Ever rebellious, Witches continued to practice their ways in secret, keeping the knowledge underground and passing it only to members of the family. Some hid in Christianity, becoming priests, nuns, and other religious functionaries while continuing to work the arts of magic in the quiet of darkened rooms, midnight chapels, lonely woods, and decrepit tombs.

Witches were magical mercenaries—an elite breed of supernatural power brokers. While they often served the communities they lived in from the edges of the village, the Witch's first loyalty was to herself and her family. For many, Witchcraft was the path of the lone practitioner, seeking wisdom in hidden places.

Witches appear in the myths and legends of almost every culture in history, and are often portrayed as enemies of cultural authorities that disapprove of them, labeling them as potentially dangerous outcasts and heretics. These magic-makers came shrouded in many guises, and did not always use the word “Witch” to describe themselves. Rather, they used the words of sorcery within their own languages. You can recognize Witches by their talent for controlling natural and supernatural forces, their ability to see into the past and future, and their skill at summoning the dead.

The Witch as Necromancer

Many of the great Witches of history, folklore, legend, and literature worked with the dead. These fearsome figures have become part of cultural traditions worldwide, inspiring both honor and fear many centuries after passing into the realm of spirit. Modern Witches aspire to emulate these illustrious enchanters and often call them to be part of present-day magic.

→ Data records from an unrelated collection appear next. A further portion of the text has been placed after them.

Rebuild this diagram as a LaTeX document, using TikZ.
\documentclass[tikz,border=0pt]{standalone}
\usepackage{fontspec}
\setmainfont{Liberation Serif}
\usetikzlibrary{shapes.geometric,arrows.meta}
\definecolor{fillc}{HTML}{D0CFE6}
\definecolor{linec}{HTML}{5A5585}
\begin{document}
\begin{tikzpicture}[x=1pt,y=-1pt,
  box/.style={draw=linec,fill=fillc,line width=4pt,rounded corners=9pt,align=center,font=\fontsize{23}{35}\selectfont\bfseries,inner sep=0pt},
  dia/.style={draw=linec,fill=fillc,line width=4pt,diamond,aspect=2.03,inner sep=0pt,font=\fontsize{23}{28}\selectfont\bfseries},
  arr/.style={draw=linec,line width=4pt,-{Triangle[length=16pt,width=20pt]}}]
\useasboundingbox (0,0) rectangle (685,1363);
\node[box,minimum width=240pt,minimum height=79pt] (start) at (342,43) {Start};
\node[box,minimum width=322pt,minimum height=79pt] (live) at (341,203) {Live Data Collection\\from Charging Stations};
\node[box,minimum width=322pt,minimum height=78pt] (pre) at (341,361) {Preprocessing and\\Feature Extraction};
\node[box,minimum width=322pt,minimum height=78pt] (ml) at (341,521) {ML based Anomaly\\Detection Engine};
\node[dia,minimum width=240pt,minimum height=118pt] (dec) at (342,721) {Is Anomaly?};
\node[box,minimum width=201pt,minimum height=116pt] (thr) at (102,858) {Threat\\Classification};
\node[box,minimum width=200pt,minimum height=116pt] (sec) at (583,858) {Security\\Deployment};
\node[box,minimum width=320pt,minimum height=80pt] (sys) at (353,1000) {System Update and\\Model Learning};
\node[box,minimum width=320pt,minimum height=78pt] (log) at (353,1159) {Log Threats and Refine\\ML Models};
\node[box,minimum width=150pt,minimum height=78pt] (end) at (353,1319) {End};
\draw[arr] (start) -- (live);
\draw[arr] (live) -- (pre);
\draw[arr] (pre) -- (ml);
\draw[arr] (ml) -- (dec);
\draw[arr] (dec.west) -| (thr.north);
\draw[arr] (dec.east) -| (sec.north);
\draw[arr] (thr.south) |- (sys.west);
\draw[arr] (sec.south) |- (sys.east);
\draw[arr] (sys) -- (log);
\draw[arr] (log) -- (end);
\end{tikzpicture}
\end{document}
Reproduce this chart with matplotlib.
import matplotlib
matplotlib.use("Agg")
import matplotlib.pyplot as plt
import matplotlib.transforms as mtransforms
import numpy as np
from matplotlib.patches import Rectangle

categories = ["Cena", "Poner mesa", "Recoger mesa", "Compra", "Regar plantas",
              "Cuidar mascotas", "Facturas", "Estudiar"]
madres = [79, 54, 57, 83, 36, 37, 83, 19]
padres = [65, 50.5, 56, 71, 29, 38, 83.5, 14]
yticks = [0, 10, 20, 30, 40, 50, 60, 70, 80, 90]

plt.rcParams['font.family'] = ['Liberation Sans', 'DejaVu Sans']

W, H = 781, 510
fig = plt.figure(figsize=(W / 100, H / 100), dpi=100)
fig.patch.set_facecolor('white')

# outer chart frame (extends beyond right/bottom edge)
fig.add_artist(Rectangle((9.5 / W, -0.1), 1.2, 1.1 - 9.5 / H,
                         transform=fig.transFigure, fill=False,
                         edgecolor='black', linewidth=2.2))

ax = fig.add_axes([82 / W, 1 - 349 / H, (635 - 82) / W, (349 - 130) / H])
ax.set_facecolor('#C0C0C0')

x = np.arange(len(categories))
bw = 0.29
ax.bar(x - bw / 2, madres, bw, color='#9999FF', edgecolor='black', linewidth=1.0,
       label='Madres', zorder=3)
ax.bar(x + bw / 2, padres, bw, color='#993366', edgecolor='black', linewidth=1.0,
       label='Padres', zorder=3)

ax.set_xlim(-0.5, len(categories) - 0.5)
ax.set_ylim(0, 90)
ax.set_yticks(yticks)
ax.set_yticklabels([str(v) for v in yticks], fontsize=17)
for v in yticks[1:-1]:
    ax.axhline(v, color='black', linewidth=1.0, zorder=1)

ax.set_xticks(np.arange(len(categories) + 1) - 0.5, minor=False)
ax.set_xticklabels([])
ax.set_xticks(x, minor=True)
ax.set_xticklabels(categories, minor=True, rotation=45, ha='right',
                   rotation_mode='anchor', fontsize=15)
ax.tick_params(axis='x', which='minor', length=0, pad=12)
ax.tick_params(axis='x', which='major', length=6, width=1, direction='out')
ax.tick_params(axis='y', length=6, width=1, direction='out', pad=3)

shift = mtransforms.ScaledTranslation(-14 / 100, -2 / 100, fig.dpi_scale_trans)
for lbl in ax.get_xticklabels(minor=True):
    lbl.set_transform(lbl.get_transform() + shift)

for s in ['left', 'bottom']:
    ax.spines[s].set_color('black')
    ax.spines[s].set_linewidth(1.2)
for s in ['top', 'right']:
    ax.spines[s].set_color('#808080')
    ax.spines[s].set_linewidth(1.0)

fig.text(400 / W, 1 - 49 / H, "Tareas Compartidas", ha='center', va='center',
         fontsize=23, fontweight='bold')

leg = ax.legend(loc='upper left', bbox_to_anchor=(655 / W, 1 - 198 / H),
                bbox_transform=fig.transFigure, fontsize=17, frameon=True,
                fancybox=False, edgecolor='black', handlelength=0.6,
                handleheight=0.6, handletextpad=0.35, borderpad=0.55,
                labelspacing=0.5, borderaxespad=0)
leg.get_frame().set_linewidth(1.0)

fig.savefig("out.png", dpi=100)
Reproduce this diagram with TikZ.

Perhaps no conjurer of spirits is more famous than the Witch of Endor, a woman who practiced her arts in spite of the condemnation of her ways by the authorities of her time. The Witch of Endor makes her first appearance in the Old Testament book of Samuel. The Prophet Samuel has died and King Saul, an insecure and bitter ruler, has begun to harshly impose the scriptural ban on sorcery and necromancy. But when his priests are unable to bring him the truth he seeks, Saul realizes that it's the Witch who is able to conjure truth when all else fails. He goes to the Witch of Endor (disguised and in the dead of night, of course) and beseeches her to raise the spirit of Samuel, who promptly foretells his impending death on the following day. It turns out that the spirit of Samuel was correct in his prediction. Perhaps such bans on Witchcraft by authorities were brought about by their understanding that the Witches could get results, and that these results were not always what the authorities wanted to hear. Because of her mastery of the necromantic arts, this skilled sorceress of Endor is still remembered and called upon by Witches in the present day.